The lost art of critical thinking: believing what you hear

I recently had a conversation with a co-worker where he was telling me a few stories of how he’d been burned by friends who told him things that turned out to not be true.

My first question: Did you do your own research or consider what was driving their perspective or interpretation of events? The answer: no.

This brought me back to a conversation we had a few weeks earlier. He had told me about some bad experiences he had been having with an employee of mine. I listened to the story, took notes and then did my research.

I started investigating the facts and talking to others who were involved in the incidents about which I was told. In fact, I also talked to the person in question to get their side of the story.

There’s a phrase for this: Trust, but verify.

I trusted my co-worker person as a source. In fact, it was my trust in him that led me to do my own investigation.

Whenever I hear an assertion or news story, my first reaction is to consider what is the other side of the story. Chances are, some of the key facts are being omitted to serve the side of the one telling the story. Other times, they just don’t know all the details – some of which may be critical to the story.

Sometimes, our previous biases against a person or organization can alter our filter. Take the Donald Trump story.

When Trump was announcing his candidacy, he said about Mexican immigrants:

“They’re sending people that have lots of problems, and they’re bringing those problems with us. They’re bringing drugs. They’re bringing crime. They’re rapists. And some, I assume, are good people.”

A lot of people went immediately to mocking his statement because they think he’s dumb and expect to make a joke of everything he says. He is, to many, a joke.

But whether or not he’s a joke, you still have to consider his words. He didn’t say all immigrants are rapists, as many would have you believe. He said some are, and some are good people. It’s right there in his statement.

And the facts are on his side. Look no further than the woman killed by an immigrant man who had been previously deported several times.
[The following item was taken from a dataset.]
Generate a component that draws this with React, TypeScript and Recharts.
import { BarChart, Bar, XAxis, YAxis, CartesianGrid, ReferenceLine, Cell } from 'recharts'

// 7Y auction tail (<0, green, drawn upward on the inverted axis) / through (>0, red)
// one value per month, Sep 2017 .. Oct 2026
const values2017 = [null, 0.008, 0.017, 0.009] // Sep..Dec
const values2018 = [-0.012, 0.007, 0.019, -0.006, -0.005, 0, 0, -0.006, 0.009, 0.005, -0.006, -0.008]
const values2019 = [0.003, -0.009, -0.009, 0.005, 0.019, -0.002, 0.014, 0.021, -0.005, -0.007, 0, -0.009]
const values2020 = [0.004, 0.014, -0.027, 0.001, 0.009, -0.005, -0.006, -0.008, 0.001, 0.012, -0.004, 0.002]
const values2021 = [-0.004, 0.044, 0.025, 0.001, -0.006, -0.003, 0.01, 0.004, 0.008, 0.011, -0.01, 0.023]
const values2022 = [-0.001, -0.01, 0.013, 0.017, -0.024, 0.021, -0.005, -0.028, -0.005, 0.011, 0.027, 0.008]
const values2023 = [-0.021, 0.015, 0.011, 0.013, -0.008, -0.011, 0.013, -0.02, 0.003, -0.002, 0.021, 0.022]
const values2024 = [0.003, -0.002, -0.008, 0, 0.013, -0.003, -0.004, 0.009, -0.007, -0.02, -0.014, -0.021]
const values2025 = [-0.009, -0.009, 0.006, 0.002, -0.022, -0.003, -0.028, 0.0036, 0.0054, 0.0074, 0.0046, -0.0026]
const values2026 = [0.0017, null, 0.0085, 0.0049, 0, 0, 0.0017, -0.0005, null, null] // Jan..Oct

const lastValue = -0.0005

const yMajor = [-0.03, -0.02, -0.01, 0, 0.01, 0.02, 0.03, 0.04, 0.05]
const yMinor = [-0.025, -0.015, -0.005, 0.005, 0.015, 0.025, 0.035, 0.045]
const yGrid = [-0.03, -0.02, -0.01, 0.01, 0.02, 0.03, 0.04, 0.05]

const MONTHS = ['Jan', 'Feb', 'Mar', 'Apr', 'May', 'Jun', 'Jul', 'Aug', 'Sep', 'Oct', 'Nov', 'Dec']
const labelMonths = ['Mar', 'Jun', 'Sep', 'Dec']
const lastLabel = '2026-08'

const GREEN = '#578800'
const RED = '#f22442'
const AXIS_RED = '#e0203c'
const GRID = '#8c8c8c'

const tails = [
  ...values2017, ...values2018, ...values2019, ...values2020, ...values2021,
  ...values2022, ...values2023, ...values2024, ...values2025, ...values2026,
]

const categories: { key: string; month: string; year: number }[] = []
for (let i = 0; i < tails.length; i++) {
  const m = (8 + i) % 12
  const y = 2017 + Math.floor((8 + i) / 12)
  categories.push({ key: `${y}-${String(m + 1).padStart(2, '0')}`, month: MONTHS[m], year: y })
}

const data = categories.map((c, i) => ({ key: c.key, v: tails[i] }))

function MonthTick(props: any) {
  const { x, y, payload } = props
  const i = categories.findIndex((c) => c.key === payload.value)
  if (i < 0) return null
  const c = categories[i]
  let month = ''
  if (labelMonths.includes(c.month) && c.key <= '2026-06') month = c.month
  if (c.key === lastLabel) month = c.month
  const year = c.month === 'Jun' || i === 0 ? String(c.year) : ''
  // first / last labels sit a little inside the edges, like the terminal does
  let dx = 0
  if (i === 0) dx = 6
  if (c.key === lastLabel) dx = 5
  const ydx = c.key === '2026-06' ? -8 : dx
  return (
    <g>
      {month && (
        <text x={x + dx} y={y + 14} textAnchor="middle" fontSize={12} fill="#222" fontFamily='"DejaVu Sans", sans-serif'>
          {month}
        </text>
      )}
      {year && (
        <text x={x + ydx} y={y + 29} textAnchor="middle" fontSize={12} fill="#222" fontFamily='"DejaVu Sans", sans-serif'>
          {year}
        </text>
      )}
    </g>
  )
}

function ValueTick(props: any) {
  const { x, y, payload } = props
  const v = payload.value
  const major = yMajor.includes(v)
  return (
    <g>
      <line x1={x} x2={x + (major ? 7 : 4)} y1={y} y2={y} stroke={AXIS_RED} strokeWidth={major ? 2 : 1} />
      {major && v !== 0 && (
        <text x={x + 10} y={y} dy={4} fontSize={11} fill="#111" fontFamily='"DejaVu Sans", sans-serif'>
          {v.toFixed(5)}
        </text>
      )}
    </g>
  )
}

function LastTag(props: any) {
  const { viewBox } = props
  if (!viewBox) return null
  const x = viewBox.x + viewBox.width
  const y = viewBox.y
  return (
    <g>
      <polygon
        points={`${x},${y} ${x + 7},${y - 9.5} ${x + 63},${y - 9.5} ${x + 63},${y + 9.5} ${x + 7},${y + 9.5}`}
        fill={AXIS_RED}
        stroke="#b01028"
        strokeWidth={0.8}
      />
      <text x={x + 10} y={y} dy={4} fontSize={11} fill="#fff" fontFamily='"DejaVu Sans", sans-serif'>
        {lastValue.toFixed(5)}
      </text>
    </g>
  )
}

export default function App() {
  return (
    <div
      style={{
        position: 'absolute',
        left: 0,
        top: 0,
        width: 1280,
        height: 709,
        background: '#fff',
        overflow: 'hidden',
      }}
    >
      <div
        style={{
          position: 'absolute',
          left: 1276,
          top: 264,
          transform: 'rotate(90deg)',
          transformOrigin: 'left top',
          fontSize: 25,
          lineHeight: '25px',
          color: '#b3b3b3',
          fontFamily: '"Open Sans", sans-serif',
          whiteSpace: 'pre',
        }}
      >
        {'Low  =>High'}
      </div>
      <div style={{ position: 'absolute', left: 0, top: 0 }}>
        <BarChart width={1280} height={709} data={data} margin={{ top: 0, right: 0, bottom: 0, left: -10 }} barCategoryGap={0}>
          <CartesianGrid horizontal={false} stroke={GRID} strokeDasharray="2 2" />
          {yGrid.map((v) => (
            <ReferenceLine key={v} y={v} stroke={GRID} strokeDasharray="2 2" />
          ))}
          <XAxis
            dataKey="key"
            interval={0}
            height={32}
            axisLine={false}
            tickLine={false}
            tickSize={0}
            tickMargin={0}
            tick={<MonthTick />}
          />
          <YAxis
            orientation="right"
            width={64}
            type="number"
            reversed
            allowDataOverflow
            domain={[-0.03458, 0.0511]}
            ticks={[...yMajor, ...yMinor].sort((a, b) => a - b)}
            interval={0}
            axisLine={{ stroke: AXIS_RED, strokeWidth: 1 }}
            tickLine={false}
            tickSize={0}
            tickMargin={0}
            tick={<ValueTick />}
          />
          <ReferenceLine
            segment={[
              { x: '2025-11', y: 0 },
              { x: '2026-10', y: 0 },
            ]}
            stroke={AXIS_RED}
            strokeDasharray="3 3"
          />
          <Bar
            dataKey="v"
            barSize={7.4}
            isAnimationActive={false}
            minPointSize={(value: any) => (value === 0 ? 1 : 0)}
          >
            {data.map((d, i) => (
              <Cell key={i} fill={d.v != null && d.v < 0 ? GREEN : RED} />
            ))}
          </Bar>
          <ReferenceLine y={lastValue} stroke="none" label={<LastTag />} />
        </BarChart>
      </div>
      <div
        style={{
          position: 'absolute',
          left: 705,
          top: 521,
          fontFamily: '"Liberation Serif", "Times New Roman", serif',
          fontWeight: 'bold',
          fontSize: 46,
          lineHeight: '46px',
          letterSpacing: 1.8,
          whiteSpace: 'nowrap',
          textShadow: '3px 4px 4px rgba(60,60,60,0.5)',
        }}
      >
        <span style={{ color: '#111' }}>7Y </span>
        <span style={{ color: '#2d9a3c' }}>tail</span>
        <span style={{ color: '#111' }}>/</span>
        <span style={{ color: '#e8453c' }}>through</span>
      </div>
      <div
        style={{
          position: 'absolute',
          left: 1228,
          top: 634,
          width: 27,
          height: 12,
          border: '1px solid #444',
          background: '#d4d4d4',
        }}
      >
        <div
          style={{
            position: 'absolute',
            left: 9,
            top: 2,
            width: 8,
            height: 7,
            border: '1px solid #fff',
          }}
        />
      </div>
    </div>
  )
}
But if you want to go deeper, there are plenty examples of crimes committed by illegal aliens.

If nothing else, they’re here illegally, and that, in itself, is a crime.
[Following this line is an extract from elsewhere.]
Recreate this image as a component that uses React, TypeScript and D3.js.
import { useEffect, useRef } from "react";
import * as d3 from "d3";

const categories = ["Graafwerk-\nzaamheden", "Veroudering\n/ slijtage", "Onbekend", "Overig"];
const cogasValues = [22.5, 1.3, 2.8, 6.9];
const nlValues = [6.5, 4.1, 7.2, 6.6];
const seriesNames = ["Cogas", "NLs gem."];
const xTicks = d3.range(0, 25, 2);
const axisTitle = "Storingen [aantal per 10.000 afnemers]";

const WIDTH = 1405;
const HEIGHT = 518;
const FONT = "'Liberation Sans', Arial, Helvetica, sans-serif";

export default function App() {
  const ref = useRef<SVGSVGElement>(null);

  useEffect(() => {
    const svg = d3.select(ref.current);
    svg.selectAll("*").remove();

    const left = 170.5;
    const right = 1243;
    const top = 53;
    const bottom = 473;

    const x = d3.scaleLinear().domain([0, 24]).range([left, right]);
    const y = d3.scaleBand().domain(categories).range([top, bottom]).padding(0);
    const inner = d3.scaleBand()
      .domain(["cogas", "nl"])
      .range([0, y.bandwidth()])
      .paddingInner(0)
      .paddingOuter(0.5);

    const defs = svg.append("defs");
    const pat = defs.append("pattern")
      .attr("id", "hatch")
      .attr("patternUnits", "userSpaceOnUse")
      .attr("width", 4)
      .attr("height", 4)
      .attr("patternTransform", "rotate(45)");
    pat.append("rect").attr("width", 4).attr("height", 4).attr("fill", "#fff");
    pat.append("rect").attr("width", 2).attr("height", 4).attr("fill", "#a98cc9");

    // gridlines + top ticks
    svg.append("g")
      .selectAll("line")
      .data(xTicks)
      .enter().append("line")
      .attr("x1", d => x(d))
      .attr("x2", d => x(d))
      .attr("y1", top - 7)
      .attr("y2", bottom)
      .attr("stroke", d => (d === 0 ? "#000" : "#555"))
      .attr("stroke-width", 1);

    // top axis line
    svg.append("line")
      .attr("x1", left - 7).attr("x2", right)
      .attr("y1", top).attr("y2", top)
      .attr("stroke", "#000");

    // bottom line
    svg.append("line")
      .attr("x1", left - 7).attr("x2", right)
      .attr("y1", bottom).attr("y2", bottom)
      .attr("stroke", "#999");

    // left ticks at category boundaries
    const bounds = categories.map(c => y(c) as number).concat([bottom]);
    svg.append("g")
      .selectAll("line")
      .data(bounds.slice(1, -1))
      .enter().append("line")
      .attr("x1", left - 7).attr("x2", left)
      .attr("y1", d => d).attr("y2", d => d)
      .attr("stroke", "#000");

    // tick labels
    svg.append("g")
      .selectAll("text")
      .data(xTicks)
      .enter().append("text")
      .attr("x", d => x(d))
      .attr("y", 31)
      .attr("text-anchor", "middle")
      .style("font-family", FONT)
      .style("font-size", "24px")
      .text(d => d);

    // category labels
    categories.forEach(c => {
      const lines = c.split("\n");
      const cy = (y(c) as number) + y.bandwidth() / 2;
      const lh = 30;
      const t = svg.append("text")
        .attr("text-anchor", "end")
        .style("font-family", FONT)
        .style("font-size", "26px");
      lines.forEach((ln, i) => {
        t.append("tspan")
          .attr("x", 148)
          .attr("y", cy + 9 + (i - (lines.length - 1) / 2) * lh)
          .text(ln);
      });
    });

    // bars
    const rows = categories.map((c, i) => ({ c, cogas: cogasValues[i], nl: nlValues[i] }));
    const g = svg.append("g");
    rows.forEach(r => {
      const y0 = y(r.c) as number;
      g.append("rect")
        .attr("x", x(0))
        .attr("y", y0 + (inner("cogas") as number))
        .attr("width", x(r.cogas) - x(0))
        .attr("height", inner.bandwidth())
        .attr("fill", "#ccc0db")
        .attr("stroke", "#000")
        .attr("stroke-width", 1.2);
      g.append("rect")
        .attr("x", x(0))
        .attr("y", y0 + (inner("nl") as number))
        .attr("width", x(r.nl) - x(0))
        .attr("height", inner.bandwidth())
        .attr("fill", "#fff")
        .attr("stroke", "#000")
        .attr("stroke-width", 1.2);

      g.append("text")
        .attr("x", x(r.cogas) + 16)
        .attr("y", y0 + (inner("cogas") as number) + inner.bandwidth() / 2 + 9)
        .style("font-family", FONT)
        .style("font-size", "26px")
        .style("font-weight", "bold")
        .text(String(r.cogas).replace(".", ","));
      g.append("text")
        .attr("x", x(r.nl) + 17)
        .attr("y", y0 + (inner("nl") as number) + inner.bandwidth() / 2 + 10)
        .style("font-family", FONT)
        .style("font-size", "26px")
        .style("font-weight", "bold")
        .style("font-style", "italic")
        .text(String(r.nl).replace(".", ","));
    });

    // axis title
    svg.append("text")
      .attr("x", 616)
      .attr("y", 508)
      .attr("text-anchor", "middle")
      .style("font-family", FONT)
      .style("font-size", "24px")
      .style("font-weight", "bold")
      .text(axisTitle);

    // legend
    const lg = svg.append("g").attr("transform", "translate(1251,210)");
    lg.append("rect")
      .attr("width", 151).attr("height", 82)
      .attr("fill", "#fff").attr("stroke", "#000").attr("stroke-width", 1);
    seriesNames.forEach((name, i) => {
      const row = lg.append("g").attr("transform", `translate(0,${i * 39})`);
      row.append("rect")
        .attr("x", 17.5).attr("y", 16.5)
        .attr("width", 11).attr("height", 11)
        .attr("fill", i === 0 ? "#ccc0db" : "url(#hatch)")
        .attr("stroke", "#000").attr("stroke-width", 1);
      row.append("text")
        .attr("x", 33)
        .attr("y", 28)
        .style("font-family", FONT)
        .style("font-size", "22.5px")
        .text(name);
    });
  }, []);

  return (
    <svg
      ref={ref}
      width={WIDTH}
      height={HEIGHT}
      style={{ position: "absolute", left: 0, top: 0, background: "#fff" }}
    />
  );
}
Bringing it back to my co-worker, my investigation revealed that his concerns about my employee were correct. But he ended up quite angry with me for not trusting him and just taking his word for it.

But that’s exactly what got him in trouble with his friends in the first place. (As an aside, it’s also why he made fun of Trump’s quote to me… because he had heard people make fun of Trump without actually researching the quote and the veracity of it.)

The lesson? Before reaching a conclusion on any information you hear, you have to dive deeper and do your research. Consider what the other side of the story is saying and why. If you don’t, you’ll find yourself always vulnerable to being manipulated by people who may have an agenda that goes against your own.